Rainfall is one of the most important inputs to hydrological analysis and modelling. Any error in this input will propagate through the model and will introduce uncertainty in subsequent predictions (Hossain et al., 2004, Morin et al., 2005, Pessoa et al., 1993, Sharif et al., 2002, Vieux and Bedient, 1998, Vivoni et al., 2007, Zhu et al., 2013). One source of uncertainty and possible errors is the temporal and spatial variability of rainfall (AghaKouchak et al., 2010, Faurès et al., 1995, Goodrich et al., 1995, Shah et al., 1996). Therefore, accurately measuring and predicting the spatial and temporal distribution of rainfall is an important challenge in hydrology.

Remote sensing provides an increasingly important source for spatial estimation of precipitation. Using measurements of reflectivity, weather radars can produce estimates of precipitation over large geographic areas, and therefore provide information about rainfall patterns at high temporal and spatial resolution. As a result, the potential applications of weather radars for hydrologic modelling have been the subject of extensive research (Bonnifait et al., 2009, Cole and Moore, 2008, Cole and Moore, 2009, Collier, 2009, Keblouti et al., 2013, Looper and Vieux, 2012, Viviroli et al., 2009).

Traditionally, radar reflectivities Z (mm⁶/m³) are converted to ground rainfall rates R (mm/h) using a power–law relationship (Z = AR^b) known as the Z–R relationship. The relationship between radar reflectivity and rainfall rate depends on the nature of rainfall, and in particular the drop size distribution (DSD) (Chumchean et al., 2006a, Chumchean et al., 2008, Islam et al., 2012, Uijlenhoet and Pomeroy, 2001). One way to calibrate the Z–R relationship is through the use of disdrometers which can explicitly measure the DSD and therefore the relationship with the radar reflectivity (Ochou et al., 2011, Verrier et al., 2013). However in many parts of the world, including Australia, gauge based calibration of the Z–R relationships is routinely used (Bringi et al., 2011, Rendon et al., 2013). Furthermore, in developing countries where disdrometer data is not available and even sub-daily rainfall measurements are infrequent, daily rainfall gauges are the sole source of information on ground rainfall estimates (Mapiam et al., 2009). In these cases gauge densities are also likely to be very low compared to developed countries such as the United States of America and Europe. Thus errors in the recorded gauge rainfall can bias the Z–R relationship, resulting in errors in the radar rainfall estimates. A biased Z–R relationship may be due to an inadequate consideration of the spatial subgrid scale gauge rainfall variability and its representation through the handful of gauges that are available for use (Ciach et al., 2007, Jordan et al., 2003) and therefore methods that take account of gauge uncertainty can be very useful.

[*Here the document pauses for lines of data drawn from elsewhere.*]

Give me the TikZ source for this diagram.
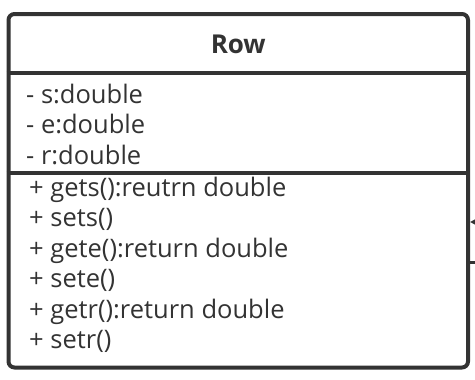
\documentclass[tikz,border=0pt]{standalone}
\usepackage{fontspec}
\setmainfont{Open Sans}
\usetikzlibrary{arrows.meta,positioning}
\definecolor{umlgray}{RGB}{51,51,51}

\begin{document}
\begin{tikzpicture}[
    x=1pt,y=1pt,
    node distance=30.5pt,
    classbox/.style={draw=umlgray,line width=4pt,rounded corners=6pt,inner sep=0pt},
    divider/.style={draw=umlgray,line width=4pt},
    member/.style={inner sep=0pt,anchor=base west,text=umlgray,font=\fontsize{25.5}{30}\selectfont},
    title/.style={inner sep=0pt,anchor=base,text=umlgray,font=\fontsize{26}{30}\selectfont\bfseries},
    arrow/.style={-{Triangle[length=10pt,width=10pt]},draw=umlgray,line width=3pt},
    link/.style={draw=umlgray,line width=3pt}
  ]
    \clip (0,0) rectangle (475,-380);
    \node[classbox,minimum width=459.5pt,minimum height=353.5pt] (row) at (238.25,-190.75) {};
    \node[title] (name) at (238.25,-53) {Row};
    % attributes
    \node[member] (s) at (26,-103) {- s:double};
    \node[member,below=of s.base west,anchor=base west] (e) {- e:double};
    \node[member,below=of e.base west,anchor=base west] (r) {- r:double};
    % operations
    \node[member] (gets) at (29,-196) {+ gets():reutrn double};
    \node[member,below=of gets.base west,anchor=base west] (sets) {+ sets()};
    \node[member,below=of sets.base west,anchor=base west] (gete) {+ gete():return double};
    \node[member,below=of gete.base west,anchor=base west] (sete) {+ sete()};
    \node[member,below=of sete.base west,anchor=base west] (getr) {+ getr():return double};
    \node[member,below=of getr.base west,anchor=base west] (setr) {+ setr()};
    \coordinate (headsep) at (0,-72.5);
    \coordinate (attrsep) at (0,-172.5);
    \draw[divider] (row.west |- headsep) -- (row.east |- headsep);
    \draw[divider] (row.west |- attrsep) -- (row.east |- attrsep);
    % associations leaving to the right
    \coordinate (srcA) at (495,-222);
    \coordinate (srcB) at (495,-262);
    \draw[arrow] (srcA) -- (srcA -| row.east);
    \draw[link] (srcB) -- (srcB -| row.east);
  \end{tikzpicture}
\end{document}
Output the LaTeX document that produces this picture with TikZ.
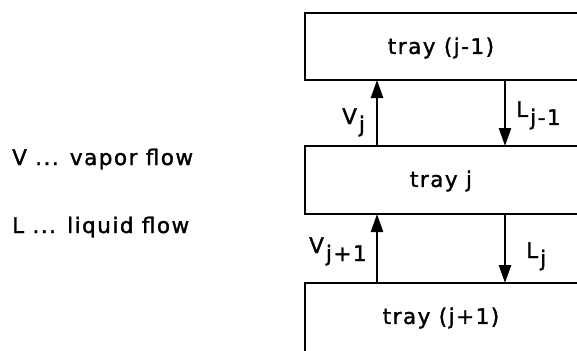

The performance of the radar rainfall estimates is evaluated by comparing them with point gauge measurement at the ground (Anagnostou et al., 1999, Habib and Krajewski, 2002). These point gauge measurements are therefore considered as the “ground truth” (Lebel and Amani, 1999, Wolff et al., 2005). However, there is a spatial discrepancy between the two data sources, since radar rainfall estimates are provided as spatial averages with a resolution 1–4 km² (Krajewski and Smith, 2002). In contrast, whilst rain gauges measure precipitation at fixed point locations, these are often too sparse to properly represent the spatial variability and areal structure of rainfall (Morrissey et al., 1995, Rodríguez-Iturbe and Mejía, 1974). Furthermore, the uncertainty associated with spatial averages over a single radar grid cell is considerable, and is a function of the number of gauges that are within the cell being considered. In addition, rain gauge measurements can contain a variety of errors including wind effects, evaporation and mechanical tipping bucket errors (Groisman and Legates, 1994). An important question is whether the parameters estimated for the Z–R relationship would remain the same if consideration was given to the nature of the errors associated with spatial averaging of the gauge rainfall over the radar grid scale. We argue that if these errors are significant (and vary with space as they will if the rainfall and the gauge density are not uniform across the network), the estimated parameters will have a bias with respect to the true parameters that ought to be used.

This research aims to address whether the A parameter in the radar Z–R relationship needs to change to account for uncertainty in the point gauge rainfall network. It has been reported that the parameter A carries most of the variability in the Z–R relationship, whereas the uncertainty in b can be seen as second-order (Chumchean et al., 2003, Chumchean et al., 2006b, Steiner et al., 1999). Marshall and Palmer (1948) proposed the power law relation, Z = 200 R^1.6 with specified values for A equal to 200 and b equal to 1.6. Since then, several studies have been conducted to find appropriate A and b parameter values in different settings. Given the need for consistent estimates of rainfall, for operational purposes the Australian Bureau of Meteorology (BOM) specifies a fixed value for b equal to 1.53 for most of the weather radars that form its rainfall measuring network. Fixing b for operational networks has also previously been used by other researchers (Steiner and Smith, 2004, Verrier et al., 2013). We use the Simulation Extrapolation method (SIMEX) (Cook and Stefanski, 1994) to investigate the significance of point gauge uncertainty on the Z–R relationship parameter A. The SIMEX method involves developing a relationship between the gauge uncertainty distribution and input gauge rainfall, which can then be used to assess the bias in the parameters of the Z–R relationship.

The paper is organised in seven sections. Section 2 outlines the logic behind the SIMEX approach. Section 3 describes the radar and gauge data used in this study, whilst Section 4 presents the development of an error model for the lowest radar pixel resolution (1 km²). The application of SIMEX method on radar Z–R relationship is presented in Section 5 followed by results and discussion in Section 6. The main findings are summarised in Section 7.